If your income rises and falls with the seasons, proving lost earnings after an injury is a different beast than it is for someone with a steady nine-to-five paycheck. The insurance adjuster will not simply take your word for it when you say you missed the busy summer harvest or the holiday retail rush. You need hard numbers that show exactly what you would have earned during that specific season, not just what you averaged over the whole year. The burden is on you to connect the dots between your injury and the money that did not come in, and seasonal workers face extra scrutiny because their income patterns look irregular to someone who only understands weekly pay stubs.

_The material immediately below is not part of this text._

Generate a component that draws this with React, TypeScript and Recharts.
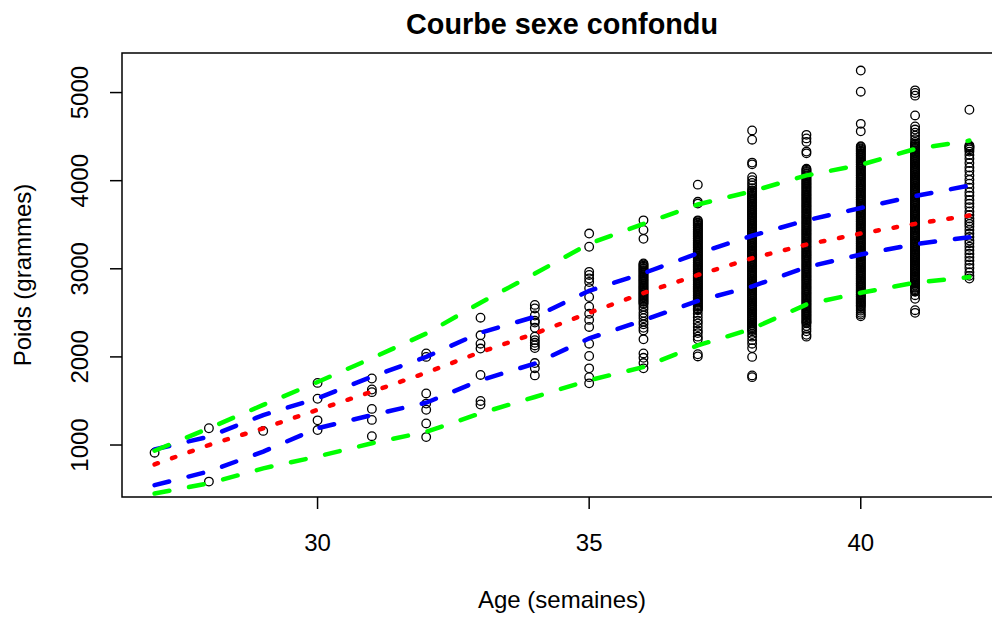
import React from 'react'
import { ComposedChart, Scatter, Line, XAxis, YAxis, ReferenceArea } from 'recharts'

// ages (semaines)
const ages = [27, 28, 29, 30, 31, 32, 33, 34, 35, 36, 37, 38, 39, 40, 41, 42]

// poids observés par âge (grammes)
const w27 = [913]
const w28 = [1190, 585]
const w29 = [1160]
const w30 = [1705, 1525, 1280, 1170]
const w31 = [1755, 1630, 1600, 1410, 1285, 1100]
const w32 = [2040, 2000, 1585, 1470, 1400, 1245, 1090]
const w33 = [2445, 2245, 2150, 2095, 1795, 1500, 1460]
const w34 = [2590, 2550, 2470, 2410, 2390, 2330, 2230, 2190, 2160, 2130, 2100, 1930, 1870, 1790]
const w35 = [3400, 3250, 2965, 2930, 2890, 2850, 2780, 2680, 2570, 2490, 2420, 2340, 2150, 2010, 1870, 1770, 1700]
const w36 = [
  3550, 3440, 3340,
  3060, 3050, 3035, 3025, 3010, 3000, 2985, 2975, 2960, 2950, 2935, 2925, 2910,
  2900, 2885, 2875, 2860, 2850, 2835, 2825, 2810, 2800, 2785, 2775, 2760, 2750,
  2735, 2725, 2710, 2700, 2685, 2675, 2660, 2650, 2635, 2625, 2610, 2600,
  2570, 2540, 2500, 2470, 2440, 2400, 2370, 2330, 2300, 2200, 2040, 1990, 1930, 1870,
]
const w37 = [
  3955, 3760, 3740,
  3550, 3540, 3525, 3515, 3500, 3490, 3475, 3465, 3450, 3440, 3425, 3415, 3400,
  3390, 3375, 3365, 3350, 3340, 3325, 3315, 3300, 3290, 3275, 3265, 3250, 3240,
  3225, 3215, 3200, 3190, 3175, 3165, 3150, 3140, 3125, 3115, 3100, 3090, 3075,
  3065, 3050, 3040, 3025, 3015, 3000, 2990, 2975, 2965, 2950, 2940, 2925, 2915,
  2900, 2890, 2875, 2865, 2850, 2840, 2825, 2815, 2800, 2790, 2775, 2765, 2750,
  2740, 2725, 2715, 2700, 2690, 2675, 2665, 2650, 2640, 2625, 2615, 2600, 2590,
  2575, 2565, 2550, 2540, 2530,
  2490, 2450, 2410, 2380, 2340, 2300, 2270, 2230, 2200, 2030, 2005,
]
const w38 = [
  4570, 4465, 4205, 4185, 4040, 4005, 3975, 3945, 3915,
  3890, 3880, 3865, 3855, 3840, 3830, 3815, 3805, 3790, 3780, 3765, 3755, 3740,
  3730, 3715, 3705, 3690, 3680, 3665, 3655, 3640, 3630, 3615, 3605, 3590, 3580,
  3565, 3555, 3540, 3530, 3515, 3505, 3490, 3480, 3465, 3455, 3440, 3430, 3415,
  3405, 3390, 3380, 3365, 3355, 3340, 3330, 3315, 3305, 3290, 3280, 3265, 3255,
  3240, 3230, 3215, 3205, 3190, 3180, 3165, 3155, 3140, 3130, 3115, 3105, 3090,
  3080, 3065, 3055, 3040, 3030, 3015, 3005, 2990, 2980, 2965, 2955, 2940, 2930,
  2915, 2905, 2890, 2880, 2865, 2855, 2840, 2830, 2815, 2805, 2790, 2780, 2765,
  2755, 2740, 2730, 2715, 2705, 2690, 2680, 2665, 2655, 2640, 2630, 2615, 2605,
  2590, 2580, 2565, 2555, 2540, 2530, 2515, 2505, 2490, 2480, 2465, 2455, 2440,
  2430, 2415, 2405, 2390, 2380, 2365, 2355, 2340, 2330, 2315, 2305, 2290,
  2260, 2230, 2190, 2150, 2100, 2000, 1790, 1770,
]
const w39 = [
  4520, 4480, 4440, 4330, 4310,
  4135, 4125, 4110, 4100, 4085, 4075, 4060, 4050, 4035, 4025, 4010, 4000, 3985,
  3975, 3960, 3950, 3935, 3925, 3910, 3900, 3885, 3875, 3860, 3850, 3835, 3825,
  3810, 3800, 3785, 3775, 3760, 3750, 3735, 3725, 3710, 3700, 3685, 3675, 3660,
  3650, 3635, 3625, 3610, 3600, 3585, 3575, 3560, 3550, 3535, 3525, 3510, 3500,
  3485, 3475, 3460, 3450, 3435, 3425, 3410, 3400, 3385, 3375, 3360, 3350, 3335,
  3325, 3310, 3300, 3285, 3275, 3260, 3250, 3235, 3225, 3210, 3200, 3185, 3175,
  3160, 3150, 3135, 3125, 3110, 3100, 3085, 3075, 3060, 3050, 3035, 3025, 3010,
  3000, 2985, 2975, 2960, 2950, 2935, 2925, 2910, 2900, 2885, 2875, 2860, 2850,
  2835, 2825, 2810, 2800, 2785, 2775, 2760, 2750, 2735, 2725, 2710, 2700, 2685,
  2675, 2660, 2650, 2635, 2625, 2610, 2600, 2585, 2575, 2560, 2550, 2535, 2525,
  2510, 2500, 2485, 2475, 2460, 2450, 2435, 2425, 2410, 2400, 2390, 2380,
  2350, 2320, 2290, 2250, 2230,
]
const w40 = [
  5250, 5010, 4645, 4560,
  4390, 4380, 4365, 4355, 4340, 4330, 4315, 4305, 4290, 4280, 4265, 4255, 4240,
  4230, 4215, 4205, 4190, 4180, 4165, 4155, 4140, 4130, 4115, 4105, 4090, 4080,
  4065, 4055, 4040, 4030, 4015, 4005, 3990, 3980, 3965, 3955, 3940, 3930, 3915,
  3905, 3890, 3880, 3865, 3855, 3840, 3830, 3815, 3805, 3790, 3780, 3765, 3755,
  3740, 3730, 3715, 3705, 3690, 3680, 3665, 3655, 3640, 3630, 3615, 3605, 3590,
  3580, 3565, 3555, 3540, 3530, 3515, 3505, 3490, 3480, 3465, 3455, 3440, 3430,
  3415, 3405, 3390, 3380, 3365, 3355, 3340, 3330, 3315, 3305, 3290, 3280, 3265,
  3255, 3240, 3230, 3215, 3205, 3190, 3180, 3165, 3155, 3140, 3130, 3115, 3105,
  3090, 3080, 3065, 3055, 3040, 3030, 3015, 3005, 2990, 2980, 2965, 2955, 2940,
  2930, 2915, 2905, 2890, 2880, 2865, 2855, 2840, 2830, 2815, 2805, 2790, 2780,
  2765, 2755, 2740, 2730, 2715, 2705, 2690, 2680, 2665, 2655, 2640, 2630, 2615,
  2605, 2590, 2580, 2565, 2545, 2525, 2500, 2480, 2460,
]
const w41 = [
  5025, 4995, 4965, 4740, 4615, 4580, 4545, 4510, 4470, 4440,
  4420, 4410, 4395, 4385, 4370, 4360, 4345, 4335, 4320, 4310, 4295, 4285, 4270,
  4260, 4245, 4235, 4220, 4210, 4195, 4185, 4170, 4160, 4145, 4135, 4120, 4110,
  4095, 4085, 4070, 4060, 4045, 4035, 4020, 4010, 3995, 3985, 3970, 3960, 3945,
  3935, 3920, 3910, 3895, 3885, 3870, 3860, 3845, 3835, 3820, 3810, 3795, 3785,
  3770, 3760, 3745, 3735, 3720, 3710, 3695, 3685, 3670, 3660, 3645, 3635, 3620,
  3610, 3595, 3585, 3570, 3560, 3545, 3535, 3520, 3510, 3495, 3485, 3470, 3460,
  3445, 3435, 3420, 3410, 3395, 3385, 3370, 3360, 3345, 3335, 3320, 3310, 3295,
  3285, 3270, 3260, 3245, 3235, 3220, 3210, 3195, 3185, 3170, 3160, 3145, 3135,
  3120, 3110, 3095, 3085, 3070, 3060, 3045, 3035, 3020, 3010, 2995, 2985, 2970,
  2960, 2945, 2935, 2920, 2910, 2895, 2885, 2870, 2860, 2845, 2835, 2820, 2810,
  2795, 2785, 2770, 2760, 2745, 2740,
  2700, 2660, 2530, 2500,
]
const w42 = [
  4805, 4400, 4390, 4380, 4370, 4355, 4330, 4290, 4250, 4200, 4150, 4110, 4060,
  4010, 3965, 3920, 3870, 3830, 3780, 3740, 3700, 3650, 3610, 3570, 3540, 3510,
  3480, 3440, 3400, 3360, 3320, 3290, 3250, 3210, 3170, 3130, 3090, 3050, 3010,
  2960, 2920, 2890,
]
const weightsByAge = [w27, w28, w29, w30, w31, w32, w33, w34, w35, w36, w37, w38, w39, w40, w41, w42]

// courbes de référence
const p97 = [935, 1190, 1455, 1715, 1985, 2265, 2615, 2945, 3285, 3510, 3730, 3880, 4060, 4180, 4360, 4455]
const p90 = [950, 1095, 1340, 1530, 1775, 2000, 2275, 2455, 2750, 2950, 3175, 3375, 3550, 3690, 3825, 3945]
const p50 = [780, 1000, 1190, 1400, 1605, 1820, 2055, 2265, 2500, 2725, 2930, 3120, 3275, 3400, 3510, 3605]
const p10 = [545, 700, 925, 1190, 1340, 1480, 1735, 1925, 2210, 2415, 2635, 2800, 3018, 3162, 3280, 3358]
const p3 = [450, 565, 735, 870, 1020, 1150, 1360, 1545, 1735, 1885, 2130, 2320, 2595, 2728, 2842, 2906]

const xTicks = [30, 35, 40]
const yTicks = [1000, 2000, 3000, 4000, 5000]

const curveRows = ages.map((age, i) => ({ age, p3: p3[i], p10: p10[i], p50: p50[i], p90: p90[i], p97: p97[i] }))
const points = ages.flatMap((age, i) => weightsByAge[i].map((poids) => ({ age, poids })))

const FONT = '"Liberation Sans", Arial, Helvetica, sans-serif'

function XTick(props: any) {
  const { x, y, payload } = props
  return (
    <text x={x} y={y + 42} textAnchor="middle" fontSize={24} fontFamily={FONT} fill="#000">
      {payload.value}
    </text>
  )
}

function YTick(props: any) {
  const { x, y, payload } = props
  const bx = x - 22
  return (
    <text x={bx} y={y} transform={`rotate(-90 ${bx} ${y})`} textAnchor="middle" fontSize={24} fontFamily={FONT} fill="#000">
      {payload.value}
    </text>
  )
}

const circle = (p: any) => <circle cx={p.cx} cy={p.cy} r={4.3} fill="none" stroke="#000" strokeWidth={1.3} />

const dashed = { strokeWidth: 4.5, strokeDasharray: '15 20', strokeLinecap: 'round' as const }

export default function App() {
  return (
    <div style={{ position: 'absolute', left: 0, top: 0, width: 992, height: 617, overflow: 'hidden', background: '#fff' }}>
      <ComposedChart width={1010} height={617} data={curveRows} margin={{ top: 53, right: 8, bottom: 0, left: 0 }}>
        <XAxis
          type="number"
          dataKey="age"
          domain={[26.4, 42.6]}
          allowDataOverflow
          ticks={xTicks}
          interval={0}
          height={120}
          axisLine={false}
          tickSize={12}
          tickMargin={0}
          tickLine={{ stroke: '#000', strokeWidth: 1.5 }}
          tick={(p: any) => <XTick {...p} />}
        />
        <YAxis
          type="number"
          domain={[410, 5449]}
          allowDataOverflow
          ticks={yTicks}
          interval={0}
          width={122}
          axisLine={false}
          tickSize={12}
          tickMargin={0}
          tickLine={{ stroke: '#000', strokeWidth: 1.5 }}
          tick={(p: any) => <YTick {...p} />}
        />
        <ReferenceArea x1={26.4} x2={42.6} y1={410} y2={5449} fill="none" stroke="#000" strokeWidth={1.5} ifOverflow="visible" />
        <Scatter data={points} dataKey="poids" shape={circle} isAnimationActive={false} zIndex={600} />
        <Line type="linear" dataKey="p90" stroke="#0000ff" {...dashed} dot={false} activeDot={false} isAnimationActive={false} zIndex={700} />
        <Line type="linear" dataKey="p10" stroke="#0000ff" {...dashed} dot={false} activeDot={false} isAnimationActive={false} zIndex={700} />
        <Line type="linear" dataKey="p97" stroke="#00ff00" {...dashed} dot={false} activeDot={false} isAnimationActive={false} zIndex={700} />
        <Line type="linear" dataKey="p3" stroke="#00ff00" {...dashed} dot={false} activeDot={false} isAnimationActive={false} zIndex={700} />
        <Line type="linear" dataKey="p50" stroke="#ff0000" strokeWidth={4.5} strokeDasharray="3.5 15" strokeLinecap="round" dot={false} activeDot={false} isAnimationActive={false} zIndex={700} />
      </ComposedChart>
      <svg width={992} height={617} style={{ position: 'absolute', left: 0, top: 0, pointerEvents: 'none' }}>
        <text x={562} y={34} textAnchor="middle" fontSize={28.8} fontWeight="bold" fontFamily={FONT} fill="#000">
          Courbe sexe confondu
        </text>
        <text x={562} y={608} textAnchor="middle" fontSize={24} fontFamily={FONT} fill="#000">
          Age (semaines)
        </text>
        <text x={31} y={275} transform="rotate(-90 31 275)" textAnchor="middle" fontSize={24} fontFamily={FONT} fill="#000">
          Poids (grammes)
        </text>
      </svg>
    </div>
  )
}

Start with your tax returns from the last three years. These are the single most reliable piece of evidence because they show what the IRS accepted as your actual income. If you are a landscaper who makes seventy percent of your annual money between May and September, your tax returns will prove that pattern. The adjuster can see that in each of those three years your highest-earning quarters were the same. But a single year is not enough. You need multiple years to establish that your seasonal spike was not a one-time fluke. If you only have one year of returns, the other side will argue you could have had a bad year anyway, unrelated to the injury.
Next come your bank statements. They show deposits that match your seasonal earnings. If you deposited checks from clients or customers during the same months each year, those deposits create a paper trail that confirms your tax returns. Do not just hand over a stack of statements. Highlight the deposits that correspond to your peak season, and write a simple note on each one explaining which job or client it came from. The insurance company will look for reasons to deny your claim, and sloppy documentation gives them an excuse.
For seasonal workers who are paid in cash, the game changes completely. Cash tips, cash jobs, and under-the-table work do not show up on any official record. If you are trying to claim lost income from cash-based seasonal work, you have an uphill battle. You need contemporaneous records you created at the time, not after the fact. A handwritten log of each day’s earnings, dated and signed by you, is better than nothing. Even better is a running tally of jobs completed, hours worked, and payments received, preferably with a witness who can verify you actually did that work. Smartphone photos of payment envelopes, text messages confirming job bookings, or receipts for supplies you bought for the job all help prove you were active in your seasonal trade.
The specific season you missed matters as much as the money itself. If you were injured in January but your busy season is June through August, you cannot claim lost income for the whole year. You have to prove you missed that exact window. A doctor’s note that says you were unable to work from June 1 to August 31 is essential. But that note needs to specify that your injury prevented you from performing the physical tasks required for your seasonal job, not just that you were “hurt.” A landscaper who broke an ankle cannot mow lawns. A fisherman with a torn rotator cuff cannot haul nets. The medical evidence must match the physical demands of the season.
Employers of seasonal workers often keep records too. If you work for a company that hires you back each season, their payroll records show your prior earnings for that same period. If you are a freelance seasonal worker, like a holiday decorator or a ski instructor, you need to show contracts or bookings you had to cancel because of the injury. Email exchanges with clients saying “I’m sorry, I can’t do that job on December 15 due to my car accident” are gold. They show intent to work and the specific loss.
Finally, consider your year-over-year comparison. If you earned $15,000 in the summer quarter of last year and $0 in the same quarter this year because of your injury, that difference is your lost income. But you must account for other factors. Could a weather event have shut down your season anyway? Did a client cancel for reasons unrelated to your injury? Be honest with yourself, because the adjuster will find out. If you overstate your claim, you lose credibility on every other part of your case.
Seasonal workers often feel the system is stacked against them. It can be, if you do not bring the right evidence. But when you arrive with three years of tax returns, bank statements, a doctor’s note tying your injury to the specific seasonal tasks, and a clear calculation that isolates the lost season, you take away their best argument. You prove that your income was not random. It was predictable. And your injury stole that predictability.